Risk Evaluation.

Technological risks are being challenged on moral and emotional bases. Risk decision makers struggle with these dynamic, interactive, and expanding debates.

Technological risks are being challenged on moral and emotional bases… Risk decision makers struggle with these dynamic, interactive, and expanding debates.

For highly controversial issues (i.e., climate change, fracking, and genetically modified organisms), rather than a central organization establishing its context and evaluating its risk – individuals and organizations are self-identifying with these issues, opting into increasingly unmediated debate, and actively rejecting organizations’ and even regulators’ risk evaluations. Such stakeholder activism challenges organizations’ ability to effectively establish their context and identify and evaluate their risks. Proactively identifying stakeholders and their underlying concerns allows organizations to proactively manage those risks.

Risk Evaluation is the process of comparing an analyzed risk against risk criteria so as to determine if the risk and its magnitude (i.e., high, medium, low) are acceptable or tolerable or if additional controls are needed to reduce the risk further.

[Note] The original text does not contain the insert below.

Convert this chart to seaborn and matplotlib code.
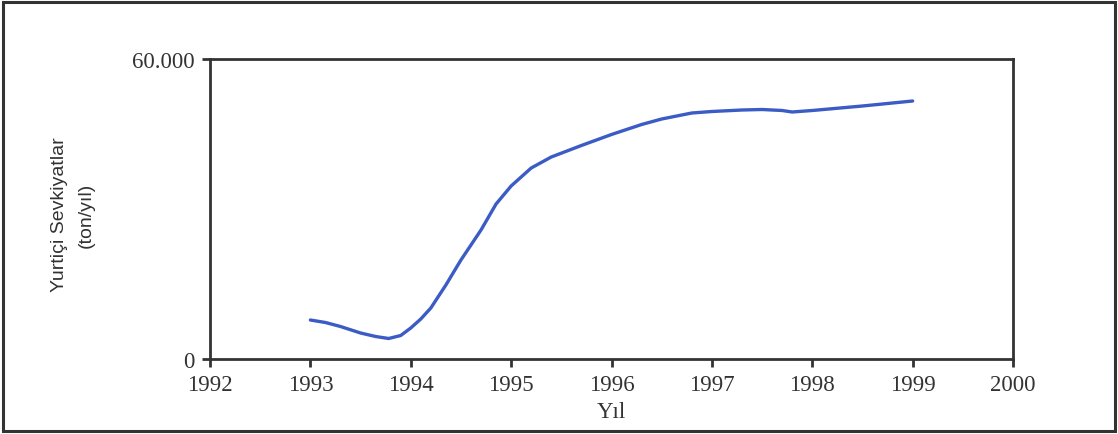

Risk criteria may be based on:

organizational objectives (safety, environmental, economic),
external context (cultural, social, political, legal, regulatory, financial, technological, economic, natural and competitive environment)and relationships with and perceptions/values of external stakeholders, and/or
internal context (policies, objectives, governance, structure, culture, roles, accountabilities, contractual relationships).